IMO, what we have here is a drug-enforcement rationale for doing something that's mainly gonna be another media-shark feeding frenzy.

I think that you're off base here. Law enforcement personnel have a difficult job, made extremely more difficult if you choose to forbid them from using available evidence gathered through legal subpoenas to develop their investigations.

Do you really think the guys who've stopped trafficking in steroids to ball players aren't selling HGH to any ballplayer who offers them the cash? Since there is no practical test for HGH yet, going after the traffickers is the only way to deter ballplayers from using the stuff. And yet, you'd hamstring law enforcement because of a private agreement between the drug using criminals and the MLB officials who've facilitated their law breaking?
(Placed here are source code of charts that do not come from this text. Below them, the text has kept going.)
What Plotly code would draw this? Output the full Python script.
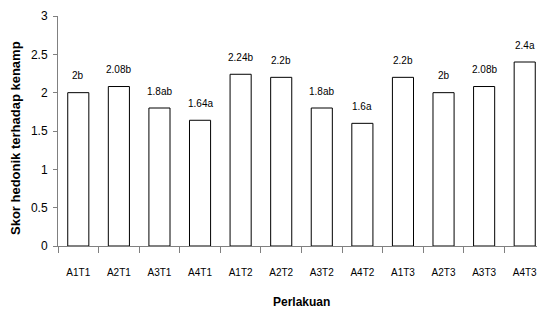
import plotly.graph_objects as go

categories = ["A1T1", "A2T1", "A3T1", "A4T1", "A1T2", "A2T2", "A3T2", "A4T2",
              "A1T3", "A2T3", "A3T3", "A4T3"]
values = [2.0, 2.08, 1.8, 1.64, 2.24, 2.2, 1.8, 1.6, 2.2, 2.0, 2.08, 2.4]
labels = ["2b", "2.08b", "1.8ab", "1.64a", "2.24b", "2.2b", "1.8ab", "1.6a",
          "2.2b", "2b", "2.08b", "2.4a"]
y_title = "Skor hedonik terhadap kenamp"
x_title = "Perlakuan"

# page body has an 8px margin; figure is sized so it fits in the 545x311 window
OFF = 8
W, H = 545 - OFF, 311 - OFF
L, R, T, B = 58 - OFF, 0, 16 - OFF, 65
pw, ph = W - L - R, H - T - B

font = "Liberation Sans, Arial, sans-serif"

fig = go.Figure()
fig.add_trace(go.Bar(
    x=categories, y=values,
    marker=dict(color="white", line=dict(color="black", width=1)),
    width=0.52,
))

annotations = []
for c, v, t in zip(categories, values, labels):
    annotations.append(dict(x=c, y=v, xref="x", yref="y", text=t, showarrow=False,
                            yanchor="middle", yshift=17,
                            font=dict(family=font, size=10, color="black")))

annotations.append(dict(x=(15 - 58) / pw, y=(246 - 237) / ph, xref="paper", yref="paper",
                        text=y_title, textangle=-90, showarrow=False,
                        xanchor="center", yanchor="bottom",
                        font=dict(family=font, size=13, color="black", weight="bold")))
annotations.append(dict(x=0.5, y=(246 - 302) / ph, xref="paper", yref="paper",
                        text=x_title, showarrow=False, xanchor="center", yanchor="middle",
                        font=dict(family=font, size=12, color="black", weight="bold")))

fig.update_layout(
    width=W, height=H,
    margin=dict(l=L, r=R, t=T, b=B, pad=0),
    plot_bgcolor="white", paper_bgcolor="white",
    showlegend=False,
    annotations=annotations,
    xaxis=dict(type="category", showgrid=False, showline=True, linecolor="#808080",
               linewidth=1, ticks="outside", tickson="boundaries", ticklen=6,
               tickcolor="#808080", tickfont=dict(family=font, size=10, color="black"),
               ticklabelstandoff=17, zeroline=False),
    yaxis=dict(range=[0, 3], dtick=0.5, showgrid=False, showline=True, linecolor="#808080",
               linewidth=1, ticks="outside", ticklen=4, tickcolor="#808080",
               tickfont=dict(family=font, size=12, color="black"), zeroline=False,
               ticklabelstandoff=3),
)

fig.write_html("out.html")
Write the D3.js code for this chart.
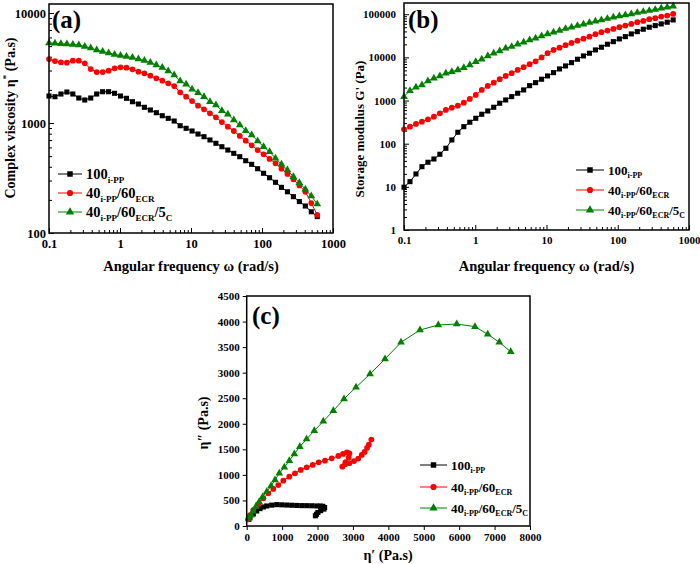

As I said above, anonymity would have been easy to guarantee, if the sample identifications had been randomized prior to the laboratory testing. Apparently, the technicians who collected the urinalysis samples marked them the same way they would have done it if the testing were being taken subject to disciplinary action and they needed to maintain a chain of custody. It would have been trivial to have left the individual identification off the samples and to have assigned them control numbers which were totally independent of any possible association with the players contributing the samples.

If the players association made anonymity a condition of permitting the testing to occur, they were stupid for not insisting upon collection procedures which would assure the anonymity.

The samples which BALCO submitted for Barry Bonds were anonymous, but they needed to preserve a mechanism for correlating the results with his doping calendar, and the investigators were able to uncover that relationship. In the case of MLB's "anonymous" testing program, someone simply didn't think it through well enough.